All newly elected MLAs, after taking oath, are governed by applicable rules of disqualification. They are of two types. One, Article 102 of the Constitution lays down grounds for disqualification relating to code of conduct and office of profit etc. The other major ground for disqualification relates to defection, or switching of sides. Anti-defection provisions were added to the Constitution as the Tenth Schedule after the 52nd Amendment. This is particularly relevant to Karnataka’s case.
Do anti-defection provisions and disqualification apply automatically the moment Opposition members cross-vote or defy whips?
No. Anti-defection provisions are applied later. A party has to first press cross-voting charges against a member by moving the Speaker.
To prove a majority during a confidence motion, does a party need a majority of the entire house or those present and voting?
A party or a group of parties -- in Karnataka’s case, the BJP -- will need a simple majority (50% + 1) of members of the House present and voting. A two-thirds majority, often needed to pass special bills, doesn’t apply in this case.
Does a floor test happen before swearing in of newly elected MLAs? How will a floor test happen in Karnataka?
Under Article 99 of the Constitution, no elected member of a House can take his or her seat before the oath of office is administered. Under Article 104, they can be disqualified if they vote before taking such an oath. The pro-tem speaker in Karnataka has to therefore administer the oath to all legislators before Saturday’s majority test. The Supreme Court has rejected the Yeddyurappa government’s plea for voting through a secret ballot. The voting will therefore have to be conducted electronically.
Is there a difference between a no-confidence motion and motion of confidence of the House? Which of these two apply to BS Yeddyurappa?

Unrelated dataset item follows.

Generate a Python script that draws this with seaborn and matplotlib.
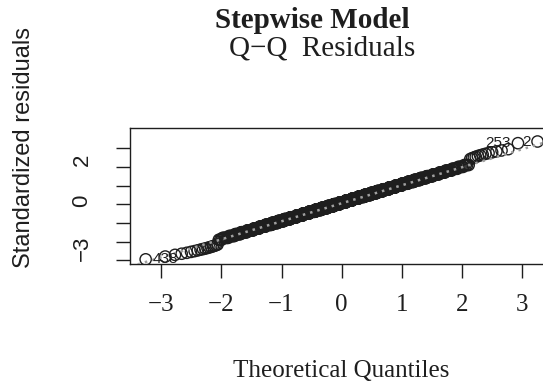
import numpy as np
import pandas as pd
import matplotlib
matplotlib.use("Agg")
import matplotlib.pyplot as plt
from matplotlib.transforms import ScaledTranslation
import seaborn as sns
from statistics import NormalDist

# Standardized residuals of the stepwise model
lower_tail = [-2.95, -2.80, -2.71, -2.65, -2.60, -2.55, -2.51, -2.47, -2.43,
              -2.40, -2.37, -2.34, -2.31, -2.28, -2.25, -2.22, -2.19, -2.16]
# central residuals, one decimal, with how many observations share each value
body_values = [-1.9, -1.8, -1.7, -1.6, -1.5, -1.4, -1.3, -1.2, -1.1, -1.0,
               -0.9, -0.8, -0.7, -0.6, -0.5, -0.4, -0.3, -0.2, -0.1, 0.0,
               0.1, 0.2, 0.3, 0.4, 0.5, 0.6, 0.7, 0.8, 0.9, 1.0,
               1.1, 1.2, 1.3, 1.4, 1.5, 1.6, 1.7, 1.8, 1.9, 2.0, 2.1]
body_counts = [3, 6, 7, 8, 10, 12, 13, 15, 18, 20,
               22, 25, 27, 29, 31, 33, 34, 36, 36, 36,
               37, 36, 36, 35, 34, 32, 30, 28, 26, 24,
               21, 19, 17, 15, 13, 11, 9, 8, 6, 5, 4]
upper_tail = [2.42, 2.46, 2.50, 2.54, 2.58, 2.62, 2.66, 2.70, 2.74, 2.78,
              2.83, 2.88, 2.95, 3.27, 3.36]

# observation ids printed beside the most extreme residuals (sorted rank -> id)
id_ranks = [0, -2, -1]
id_labels = ["438", "253", "2"]

x_ticks = [-3, -2, -1, 0, 1, 2, 3]
y_ticks = [-3, -2, -1, 0, 1, 2, 3]
y_tick_labels = ["\u22123", "", "", "0", "", "2", ""]

title = "Stepwise Model"
subtitle = "Q\u2212Q  Residuals"
x_label = "Theoretical Quantiles"
y_label = "Standardized residuals"

# normal scores for the sorted residuals
resid = np.sort(np.concatenate([lower_tail,
                                np.repeat(body_values, body_counts),
                                upper_tail]))
n = resid.size
nd = NormalDist()
theo = np.array([nd.inv_cdf((i + 0.5) / n) for i in range(n)])
df = pd.DataFrame({"theoretical": theo, "residual": resid})

sns.set_theme(style="white")
SERIF = ["Liberation Serif", "DejaVu Serif"]
SANS = ["Liberation Sans", "DejaVu Sans"]
plt.rcParams["font.family"] = SANS
INK = "#1e1e1e"

W, H = 543, 385
fig = plt.figure(figsize=(W / 100, H / 100), dpi=100)
fig.patch.set_facecolor("white")
ax = fig.add_axes([130 / W, 1 - 264.4 / H, 423.2 / W, 136.8 / H])
ax.set_facecolor("white")

sns.scatterplot(data=df, x="theoretical", y="residual", ax=ax,
                marker="o", s=66, facecolor="none", edgecolor=INK,
                linewidth=1.0, zorder=2, legend=False)

# reference line through the quartiles
qt = [nd.inv_cdf(0.25), nd.inv_cdf(0.75)]
qr = np.quantile(resid, [0.25, 0.75])
slope = (qr[1] - qr[0]) / (qt[1] - qt[0])
ax.axline((qt[0], qr[0]), slope=slope, color="#a0a0a0",
          linestyle=(0, (1, 2)), linewidth=1.8, zorder=3)

# axis ranges: data range padded by 4%, with headroom for the id labels
x_lo, x_hi = theo.min(), theo.max()
dx = 0.04 * (x_hi - x_lo)
ax.set_xlim(x_lo - dx, x_hi + dx)
y_lo, y_hi = resid.min(), resid.max()
y_hi = y_hi + 0.075 * (y_hi - y_lo)
dy = 0.04 * (y_hi - y_lo)
ax.set_ylim(y_lo - dy, y_hi + dy)

# id labels beside the extreme points
mid = (x_lo + x_hi) / 2
for rank, lab in zip(id_ranks, id_labels):
    px, py = theo[rank], resid[rank]
    right = px > mid
    ax.annotate(lab, xy=(px, py), xytext=(-5 if right else 5, 0),
                textcoords="offset points", ha="right" if right else "left",
                va="center", fontsize=11, color=INK, family=SANS,
                annotation_clip=False, zorder=4)

ax.set_xticks(x_ticks)
ax.set_yticks(y_ticks)
ax.set_yticklabels(y_tick_labels)
ax.tick_params(axis="both", direction="out", length=10, width=1.0,
               color=INK, labelcolor=INK, left=True, bottom=True)
ax.tick_params(axis="x", labelsize=18, pad=11)
ax.tick_params(axis="y", labelsize=16, pad=17)
for t in ax.get_xticklabels():
    t.set_fontfamily(SERIF)
shifts = {"\u22123": 12, "0": 3.6, "2": 6.7}
for t in ax.get_yticklabels():
    t.set_rotation(90)
    t.set_va("center")
    s = shifts.get(t.get_text(), 0)
    t.set_transform(t.get_transform() + ScaledTranslation(0, s / 100, fig.dpi_scale_trans))

for sp in ax.spines.values():
    sp.set_visible(True)
    sp.set_color(INK)
    sp.set_linewidth(1.0)

ax.set_xlabel(x_label, fontsize=18, family=SERIF, color=INK, labelpad=32)
ax.set_ylabel("")
fig.text(24 / W, 1 - 147.5 / H, y_label, rotation=90, ha="center", va="center",
         fontsize=17, family=SANS, color=INK)

fig.text(312 / W, 1 - 28 / H, title, ha="center", va="baseline",
         fontsize=21, fontweight="bold", family=SERIF, color=INK)
fig.text(322 / W, 1 - 55 / H, subtitle, ha="center", va="baseline",
         fontsize=21, family=SERIF, color=INK)

fig.savefig("out.png", dpi=100, facecolor="white")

The Constitution’s Article 118 permits each House to make its own rules on conduct of business. Therefore, procedures of “no-confidence motion” as well as “motion of confidence” are laid down in the Lower House’s published rulebook. In the case of Lok Sabha, it is called the “Rules of Procedure and Conduct of Business in Lok Sabha”. Clause 198 of this rulebook provides for a “motion of no-confidence” against a ruling government. It can be initiated by any member. As opposed to this, Yeddyurappa will have to move a “motion of confidence” to prove his majority, for which there’s no separate rule.